Paul Filipowicz – Unfiltered

Big Jake Records (Self Released)

11 tracks

Rough around the edges.  Visceral.  Gutsy.  These are apt descriptors for the Chicago Blues Hall of Famer Paul Filipowicz.  There is no room for wimps here- this is dirty, steaming hot Chicago blues served up to any listener brave enough to jump on the ride.  Break those filters off your smokes- there is no way to protect yourself from inhaling this great stuff!

Filipowicz now hails from Milwaukee, WI, after honing his craft in Chicago.

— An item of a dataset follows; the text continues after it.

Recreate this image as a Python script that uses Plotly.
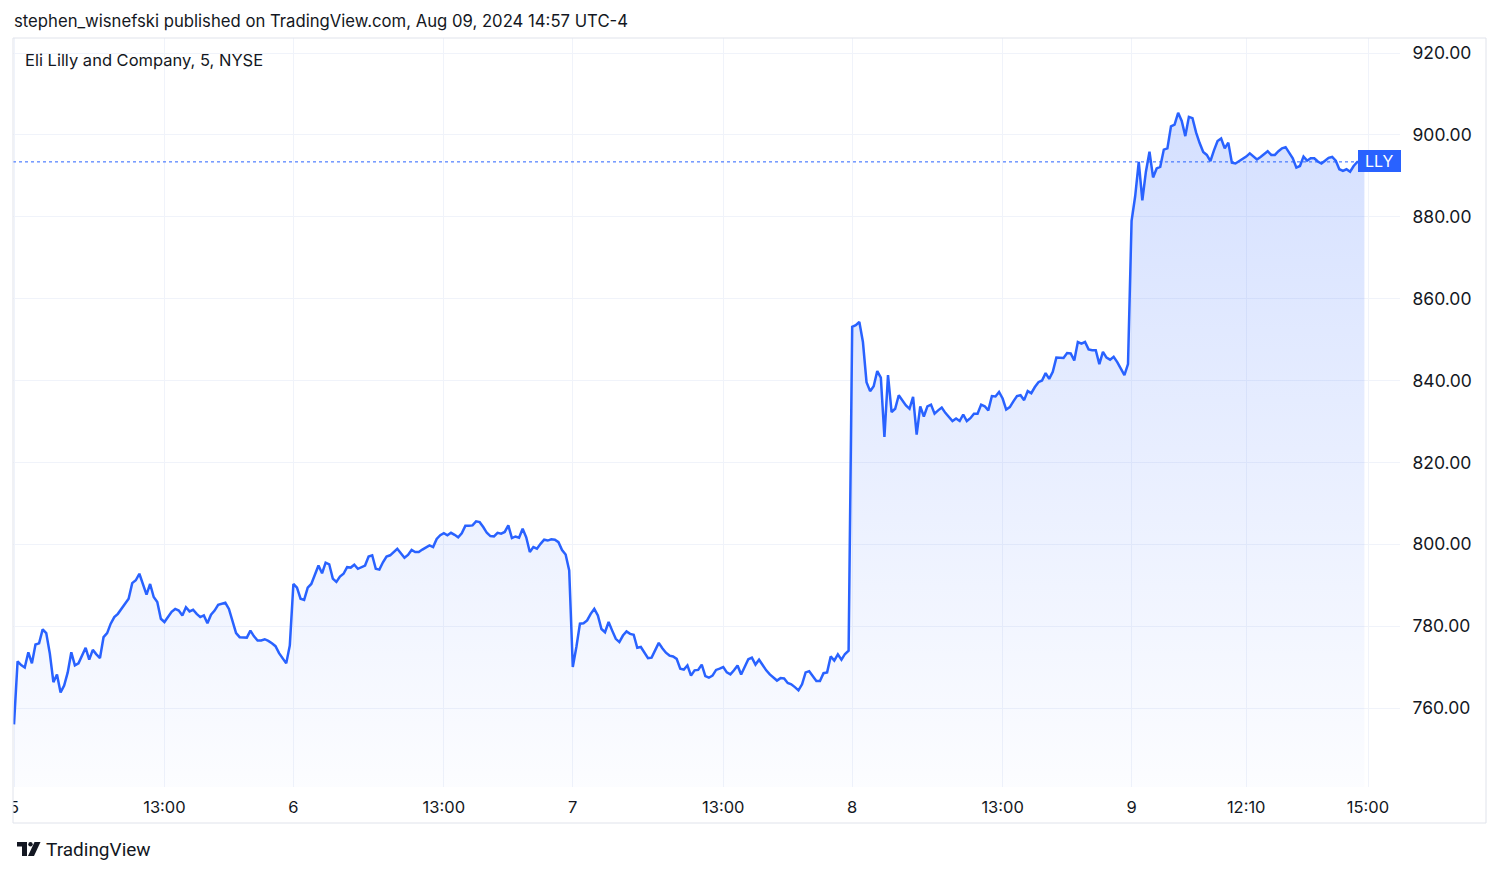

Born in Lockport, IL in 1950, the young Paul first heard the blues on the radio one night from a station in Tulsa, OK. He tuned in night after night and got to hear The Wolf, Sonny Boy II, Muddy, and all the greats.  At 14 or 15 he first got to see and hear the blues up close and personal outside a club on the South Side of Chicago.  Otis Rush and all these dressed up people showed up at 2 PM and Paul boiled in the sun outside the airconditioned club listening to his first live blues.  Later, he heard Magic Sam and as he said, “…(I)t clicked.  The phrasing was what I was hearing.”  He has played with many a great and many a great has played with him.  He has traveled the US and the globe playing the blues and has earned a place among the stars with his self-taught guitar work and overall strikingly interesting musicality.  It’s not clean, it’s not pretty, but it’s the blues played like it should be.

Joining Paul are Benny Rickun on harp, a great young Wisconsin harp player, Chris Sandoval on drums (from Tommy Castro’s band), Rick Smith on bass, and a few guests here and there make things interesting.   These guys have played with the likes of Castro, the Chain Smoking Altar Boys, The Groove Hogs, Bryan Lee and Dave Mason.

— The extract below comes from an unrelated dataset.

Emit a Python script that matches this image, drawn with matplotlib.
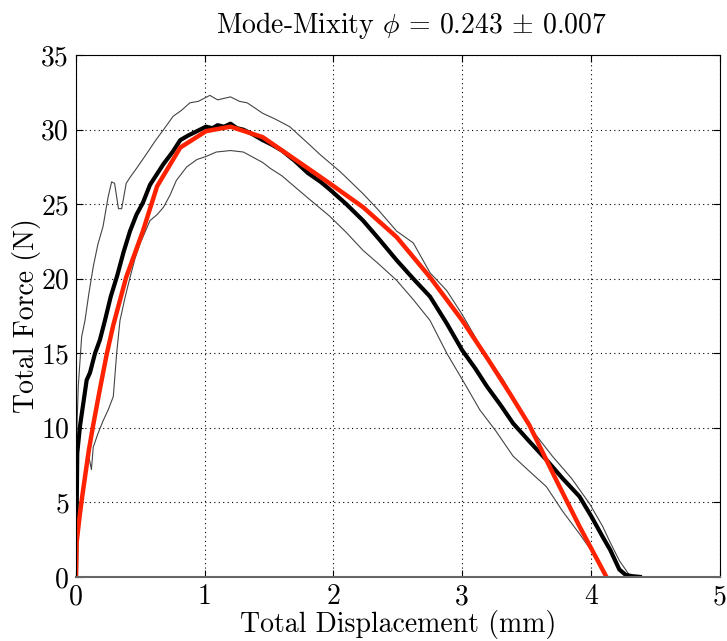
import matplotlib
matplotlib.use("Agg")
import matplotlib.pyplot as plt

plt.rcParams['font.family'] = 'serif'
plt.rcParams['font.serif'] = ['cmr10']
plt.rcParams['mathtext.fontset'] = 'cm'
plt.rcParams['axes.unicode_minus'] = False

# mean curve (thick black)
mean_x = [0, 0.005, 0.01, 0.031, 0.057, 0.083, 0.109, 0.148, 0.186, 0.225, 0.27, 0.32,
          0.37, 0.42, 0.47, 0.52, 0.575, 0.62, 0.68, 0.75, 0.81, 0.87, 0.94, 1.01, 1.06,
          1.1, 1.15, 1.2, 1.25, 1.3, 1.37, 1.45, 1.52, 1.6, 1.7, 1.8, 1.9, 1.97, 2.1,
          2.23, 2.35, 2.49, 2.62, 2.75, 2.88, 3.0, 3.1, 3.19, 3.3, 3.395, 3.52, 3.654,
          3.78, 3.91, 4.0, 4.09, 4.15, 4.22, 4.27, 4.32, 4.38]
mean_y = [0, 4.0, 8.3, 10.1, 11.65, 13.2, 13.7, 15.0, 15.9, 17.2, 18.8, 20.2,
          21.8, 23.2, 24.3, 25.1, 26.3, 26.9, 27.7, 28.5, 29.3, 29.6, 29.9, 30.2, 30.1,
          30.3, 30.2, 30.4, 30.1, 30.0, 29.7, 29.3, 29.0, 28.6, 27.9, 27.1, 26.5, 26.0, 25.0,
          23.9, 22.7, 21.25, 20.0, 18.8, 17.0, 15.2, 14.0, 12.8, 11.5, 10.3, 9.1, 7.85,
          6.6, 5.4, 4.1, 2.7, 1.8, 0.5, 0.13, 0.05, 0.0]

# upper envelope (thin)
upper_x = [0, 0.003, 0.005, 0.018, 0.044, 0.07, 0.1, 0.134, 0.17, 0.21, 0.25, 0.277,
           0.30, 0.33, 0.355, 0.39, 0.42, 0.47, 0.55, 0.62, 0.68, 0.755, 0.82, 0.885,
           0.95, 1.04, 1.1, 1.2, 1.27, 1.33, 1.45, 1.55, 1.66, 1.8, 1.9, 2.05, 2.23,
           2.35, 2.49, 2.62, 2.75, 2.88, 3.0, 3.16, 3.32, 3.52, 3.7, 3.85, 3.99, 4.09,
           4.15, 4.22, 4.30, 4.35]
upper_y = [0, 5.0, 9.4, 12.8, 16.1, 17.2, 19.0, 20.8, 22.3, 23.5, 25.5, 26.5,
           26.4, 24.7, 24.7, 26.4, 26.8, 27.4, 28.4, 29.3, 30.0, 30.9, 31.3, 31.8,
           31.9, 32.3, 32.0, 32.2, 31.9, 31.8, 31.1, 30.7, 30.2, 29.1, 28.3, 27.2, 25.7,
           24.6, 23.2, 22.4, 20.4, 19.2, 17.6, 15.2, 13.2, 10.1, 8.1, 6.6, 4.9, 3.4,
           2.3, 1.1, 0.1, 0.0]

# lower envelope (thin)
lower_x = [0.09, 0.12, 0.134, 0.17, 0.212, 0.25, 0.29, 0.316, 0.342, 0.38, 0.42, 0.46,
           0.50, 0.575, 0.63, 0.68, 0.73, 0.78, 0.86, 0.94, 1.01, 1.09, 1.2, 1.3, 1.45,
           1.51, 1.6, 1.79, 1.97, 2.1, 2.23, 2.35, 2.49, 2.62, 2.75, 2.88, 3.03, 3.137,
           3.26, 3.395, 3.52, 3.654, 3.78, 3.91, 4.0, 4.07, 4.11]
lower_y = [8.5, 7.2, 8.7, 9.6, 10.5, 11.2, 12.1, 15.0, 17.2, 18.7, 20.1, 21.4,
           22.4, 23.9, 24.3, 24.8, 25.6, 26.6, 27.5, 28.0, 28.2, 28.5, 28.6, 28.5, 27.8,
           27.4, 26.9, 25.5, 24.2, 23.1, 21.9, 21.0, 19.9, 18.6, 17.2, 15.0, 12.8, 11.2,
           9.8, 8.1, 7.1, 6.05, 4.4, 2.9, 1.8, 0.7, 0.0]

# model fit (red)
fit_x = [0, 0.005, 0.03, 0.05, 0.075, 0.1, 0.134, 0.186, 0.238, 0.29, 0.39, 0.52, 0.63,
         0.81, 1.01, 1.2, 1.45, 1.82, 1.97, 2.23, 2.49, 2.75, 3.0, 3.2, 3.37, 3.52,
         3.73, 3.91, 4.12]
fit_y = [0, 2.3, 4.2, 5.5, 7.0, 8.5, 10.2, 12.6, 14.9, 16.9, 20.1, 23.2, 26.2,
         28.8, 29.9, 30.2, 29.5, 27.3, 26.4, 24.8, 22.8, 20.1, 17.2, 14.6, 12.3, 10.2,
         6.5, 3.4, 0.0]

fig = plt.figure(figsize=(7.27, 6.41), dpi=100)
ax = fig.add_axes([0.1045, 0.100, 0.8855, 0.814])

ax.plot(upper_x, upper_y, color='#444444', linewidth=0.8)
ax.plot(lower_x, lower_y, color='#444444', linewidth=0.8)
ax.plot(mean_x, mean_y, color='black', linewidth=3.0)
ax.plot(fit_x, fit_y, color='#ff2200', linewidth=3.2)

ax.set_xlim(0, 5)
ax.set_ylim(0, 35)
ax.set_xticks(range(0, 6))
ax.set_yticks(range(0, 36, 5))
ax.grid(True, color='black', linestyle=(0, (1, 3)), linewidth=0.8)
ax.tick_params(direction='in', top=True, right=True, length=5, labelsize=20, pad=5)
ax.spines['bottom'].set_color('#666666')
ax.spines['bottom'].set_linewidth(1.5)

ax.set_xlabel('Total Displacement (mm)', fontsize=20, labelpad=0)
ax.set_ylabel('Total Force (N)', fontsize=20, labelpad=0)
ax.set_title(r'Mode-Mixity $\phi$ = 0.243 $\pm$ 0.007', fontsize=20, pad=16, x=0.522)

fig.savefig('out.png', dpi=100)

Things kick off with Magic Sam’s “All My Whole Life Baby,” the first of three Sam Maghett cuts. Filipowicz’ guitar stings, his vocal howl and things kick off with a lot of energy.  Benny Rickun’s harp and the rest of the band join in the fray and it’s a fun, fun ride. “Brand New Hat” is next, contrasting to Magic Sam’s cut.  It’s a dirty and raucous cut penned by Paul with some major guitar, a deep groove and big time shouting by Filipowicz. The title track is another original cut.  Things slow down a bit and Paul’s guitar rings as the band responds to his calls on lead guitar.  It’s a sweet instrumental showcasing his guitar work, here with a measured and cool pacing.  The sax here and on the prior track by Tim Sobel adds a roundness and richness to the band as does Jack Naus trumpet.  Another instrumental follows, this time featuring harp player Benny Rickun. “Canal Street” has a big solo guitar intro and then the band joins in.  Rickun blows some dirty and mean harp in this tasty and special slow blues.  Filipowicz also wrote this one and the band and he deliver a fine performance.

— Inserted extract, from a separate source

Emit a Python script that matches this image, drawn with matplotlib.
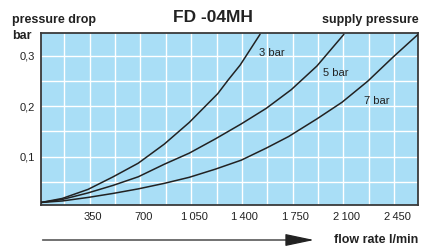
import numpy as np
import matplotlib
matplotlib.use('Agg')
import matplotlib.pyplot as plt
import matplotlib.transforms as mtransforms

plt.rcParams['font.family'] = ['Liberation Sans', 'DejaVu Sans']

# readings from the chart: flow rate (l/min) vs pressure drop (bar)
flow_3bar = [15, 161, 339, 512, 685, 865, 1037, 1233, 1307, 1388, 1525]
drop_3bar = [0.009, 0.017, 0.035, 0.060, 0.087, 0.125, 0.168, 0.225, 0.253, 0.282, 0.343]

flow_5bar = [15, 161, 339, 512, 685, 865, 1037, 1215, 1395, 1568, 1740, 1917, 2103]
drop_5bar = [0.009, 0.015, 0.028, 0.043, 0.060, 0.085, 0.107, 0.135, 0.165, 0.196, 0.233, 0.280, 0.343]

flow_7bar = [15, 161, 339, 512, 685, 865, 1037, 1215, 1395, 1568, 1722, 1917, 2090, 2268, 2443, 2615]
drop_7bar = [0.009, 0.012, 0.019, 0.027, 0.036, 0.047, 0.059, 0.075, 0.093, 0.117, 0.140, 0.175, 0.208, 0.250, 0.298, 0.343]

x_grid = np.arange(175, 2451, 175)
y_grid = [0.05, 0.1, 0.15, 0.2, 0.25, 0.3]
x_ticks = [350, 700, 1050, 1400, 1750, 2100, 2450]
x_ticklabels = ['350', '700', '1\u2009050', '1\u2009400', '1\u2009750', '2\u2009100', '2\u2009450']
y_ticks = [0.1, 0.2, 0.3]
y_ticklabels = ['0,1', '0,2', '0,3']

bg = '#a9def6'
curve_col = '#222222'

fig = plt.figure(figsize=(4.29, 2.48), dpi=100)
ax = fig.add_axes([0.0967, 0.1734, 0.8783, 0.6923])
ax.set_facecolor(bg)
ax.set_xlim(18, 2616)
ax.set_ylim(0.004, 0.345)

for xg in x_grid:
    ax.axvline(xg, color='white', lw=1.0, zorder=1)
for yg in y_grid:
    ax.axhline(yg, color='white', lw=1.0, zorder=1)

for fl, dr in [(flow_3bar, drop_3bar), (flow_5bar, drop_5bar), (flow_7bar, drop_7bar)]:
    ax.plot(fl, dr, color=curve_col, lw=1.1, zorder=3, solid_capstyle='round',
            solid_joinstyle='round')

ax.text(1605, 0.305, '3 bar', fontsize=8, color='#222222', ha='center', va='center')
ax.text(2050, 0.266, '5 bar', fontsize=8, color='#222222', ha='center', va='center')
ax.text(2329, 0.211, '7 bar', fontsize=8, color='#222222', ha='center', va='center')

ax.set_xticks(x_ticks)
ax.set_xticklabels(x_ticklabels)
ax.set_yticks(y_ticks)
ax.set_yticklabels(y_ticklabels)
ax.tick_params(length=0, labelsize=8, colors='#222222')
ax.tick_params(axis='x', pad=5)
ax.tick_params(axis='y', pad=5)
shift = mtransforms.ScaledTranslation(0.03, 0, fig.dpi_scale_trans)
for lab in ax.get_xticklabels():
    lab.set_transform(lab.get_transform() + shift)

for sp in ax.spines.values():
    sp.set_color('#3a3a3a')
    sp.set_linewidth(1.3)

fig.text(12 / 429, 1 - 20 / 248, 'pressure drop', fontsize=9, fontweight='bold',
         color='#222222', ha='left', va='center')
fig.text(12 / 429, 1 - 36 / 248, 'bar', fontsize=9, fontweight='bold',
         color='#222222', ha='left', va='center')
fig.text(213 / 429, 1 - 18 / 248, 'FD -04MH', fontsize=12.5, fontweight='bold',
         color='#222222', ha='center', va='center')
fig.text(418.5 / 429, 1 - 20 / 248, 'supply pressure', fontsize=9, fontweight='bold',
         color='#222222', ha='right', va='center')
fig.text(418.5 / 429, 1 - 240 / 248, 'flow rate l/min', fontsize=9, fontweight='bold',
         color='#222222', ha='right', va='center')

fig.patches.append(matplotlib.patches.FancyArrowPatch(
    (42.5 / 429, 1 - 240 / 248), (314 / 429, 1 - 240 / 248),
    transform=fig.transFigure, arrowstyle='-|>,head_length=18,head_width=3.8',
    color='#222222', lw=0.9, mutation_scale=1, shrinkA=0, shrinkB=0))

fig.savefig('out.png', dpi=100)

Willie’s and the Wolf’s “Howlin’ For My Darlin'” is up next, a joyful and bouncing blues that the band starts off with nicely.  Filipowicz comes in with the vocals and offers a clean and up front rendition on this classic. Guitar and harp continue to impress and the sax her and the prior track makes for a full sound. Tony Menzer takes the bass up for “Everything Gonna Be Alright,” the second Magic Sam tune. Paul shouts in his authentic style and the guitar rings as Benny supplements things with his harp.  Little Milton’s “I Found a New Love,” also made famous by Magic Sam, gets a very dirty and interesting cover here.  The harp blows are filthy, the guitar is poignant and the band is tight.  Slow and effectively dirty blues are what we get here.  Up for us to enjoy next is an original entitled “My Woman.”  The guitar once again stings with a faraway and distant sound as Filipowicz growls out the vocal lead.  Trumpet and sax return but it’s the cool harp interplay with the backline that makes this one interesting. Bib Gedden’s “Tin Pan Alley,” first made famous in 1953 by Jimmy Wilson is a cut most are familiar with by Stevie Ray Vaughn.  Filipowicz brings this back from Texas and delivers it in his own, direct Chicago style.  Great guitar pacing and vocals make this both cool and fun. Lowell Fulson’s “Reconsider Baby” follows, a delightful, slow blues with the horns blowing in support. Filipowicz guitar is thoughtful and metered, his vocals grab you and make this another winner. The set concludes with Paul’s own “Riding High,” with the horns in full swing and the band pushing Filipowicz into a striking and poignant performance.  The groove is sweet, the guitar and harp are excellent and Paul’s vocals are strikingly sweet.

If you don’t like authentic, dirty, greasy Chicago blues delivered by a master of the style, then by all means avoid this one.  But if you are a blues lover with a pulse, you will enjoy this one.  After one listen you’ll be checking Paul’s website with see when he next lays in your area.  You won’t want to miss him when he comes to your town, and if he does not then you should make an effort to go see him live- you won’t regret it!